Speaking in the General’s Assembly’s Disarmament and International
Security Committee, Ambassador Tehmina Janjua, permanent representative of Pakistan to the United Nations in Geneva, said these discriminatory policies were undermining international non-proliferation norms in pursuit of power and profit, and thus leading to insecurities and imbalances.
Regrettably, she said, there was no opposition amongst the Nuclear
Suppliers Group (NSG) members that comprised of some of the most ardent supporters of the Non-Proliferation Treaty and strongest critics of the so-called “lack of progress in the Conference on Disarmament (CD)”.

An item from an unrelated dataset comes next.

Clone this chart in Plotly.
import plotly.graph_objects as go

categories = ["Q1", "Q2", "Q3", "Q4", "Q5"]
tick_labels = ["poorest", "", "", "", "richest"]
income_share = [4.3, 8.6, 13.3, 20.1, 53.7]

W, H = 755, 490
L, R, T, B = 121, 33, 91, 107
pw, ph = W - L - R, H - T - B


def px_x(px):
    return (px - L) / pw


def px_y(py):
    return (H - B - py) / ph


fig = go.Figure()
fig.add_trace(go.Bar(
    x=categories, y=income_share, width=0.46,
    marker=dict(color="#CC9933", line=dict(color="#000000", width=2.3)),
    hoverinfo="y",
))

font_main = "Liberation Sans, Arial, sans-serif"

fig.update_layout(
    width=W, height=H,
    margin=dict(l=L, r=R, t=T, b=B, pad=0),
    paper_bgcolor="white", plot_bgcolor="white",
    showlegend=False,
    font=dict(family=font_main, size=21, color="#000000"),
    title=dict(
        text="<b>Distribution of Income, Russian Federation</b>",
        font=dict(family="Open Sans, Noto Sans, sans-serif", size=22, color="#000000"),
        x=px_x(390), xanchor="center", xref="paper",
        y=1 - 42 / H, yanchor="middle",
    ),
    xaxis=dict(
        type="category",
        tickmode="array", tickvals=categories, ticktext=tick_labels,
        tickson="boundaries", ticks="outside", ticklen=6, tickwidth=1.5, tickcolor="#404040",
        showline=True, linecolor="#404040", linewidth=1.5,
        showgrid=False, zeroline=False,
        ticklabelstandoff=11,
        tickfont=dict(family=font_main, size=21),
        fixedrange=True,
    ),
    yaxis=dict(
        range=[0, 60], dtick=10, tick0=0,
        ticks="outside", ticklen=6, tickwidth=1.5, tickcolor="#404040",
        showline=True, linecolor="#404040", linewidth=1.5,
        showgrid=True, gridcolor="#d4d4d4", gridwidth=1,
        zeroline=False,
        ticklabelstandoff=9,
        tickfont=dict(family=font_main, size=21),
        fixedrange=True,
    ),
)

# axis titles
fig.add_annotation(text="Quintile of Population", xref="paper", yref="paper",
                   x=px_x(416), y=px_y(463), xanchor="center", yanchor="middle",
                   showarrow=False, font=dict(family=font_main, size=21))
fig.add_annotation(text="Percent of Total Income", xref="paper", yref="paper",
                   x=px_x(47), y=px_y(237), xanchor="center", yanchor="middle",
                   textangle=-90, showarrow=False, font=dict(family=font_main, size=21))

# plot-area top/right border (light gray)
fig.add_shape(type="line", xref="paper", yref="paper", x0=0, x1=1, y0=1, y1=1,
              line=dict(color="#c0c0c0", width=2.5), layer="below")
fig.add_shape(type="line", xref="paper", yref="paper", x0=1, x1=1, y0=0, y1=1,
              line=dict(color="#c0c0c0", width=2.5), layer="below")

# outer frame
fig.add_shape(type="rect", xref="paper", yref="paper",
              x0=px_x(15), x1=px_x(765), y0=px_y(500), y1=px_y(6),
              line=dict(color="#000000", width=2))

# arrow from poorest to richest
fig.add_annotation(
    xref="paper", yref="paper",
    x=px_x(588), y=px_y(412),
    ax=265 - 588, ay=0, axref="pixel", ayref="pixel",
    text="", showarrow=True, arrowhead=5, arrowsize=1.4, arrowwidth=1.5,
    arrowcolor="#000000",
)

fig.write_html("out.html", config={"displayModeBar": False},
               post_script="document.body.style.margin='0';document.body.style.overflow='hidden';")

“It is for these reasons that Pakistan has been obliged to take a stand
against nuclear selectivity, discrimination and exceptionalism,” the Pakistani envoy said, adding, “No country can be expected to compromise on its fundamental security interests for an instrument that is cost free for all other concerned countries.”
Reaffirming Pakistan’s opposition to the Fissile Material Cut-off Treaty
(FMCT), Ambassador Janjua called the establishment of a Group of Governmental Experts on the treaty an “ill-conceived effort” that failed to produce any consensus recommendation. Pakistan, she said, does not support weakening of the the role of Conference on Disarmament (CD) through General Assembly-led non-universal processes that are divisive and not agreed by consensus.
“We wish to reiterate that such measures are contrary to the recognized
international position adopted by consensus that the CD is the single multilateral negotiating forum for disarmament,” she added.
In her statement, Ambassador Janjua also said that the shared quest to
control, regulate and eventually reduce conventional and non-conventional arms had always required agreed and effective negotiating mechanisms. Accordingly, the most consequential and consensual architecture for those negotiations had been created by the United Nations in the last century.
The primary purpose of creating the Conference on Disarmament, she said,
was nuclear disarmament, an agenda item on which no progress had been for the past 32 years, made owing to the positions of some major Powers.
The leading critics of the Conference were themselves responsible for
dragging their feet on the most important issues of nuclear disarmament, negative security assurances, and preventing an arms race in outer space, the Pakistani envoy said.
Those countries, she went on, had played a major role in ensuring the
Conference inactivity for decades and had stalled deliberations in the Disarmament Commission as well.
Their self-righteous concerns were limited to progress on a single issue
in the Conference, with no interest in the other three core issues on its agenda, she said, adding that to make progress in the Conference and other parts of the disarmament machinery, it was essential to take into account the security concerns of all States.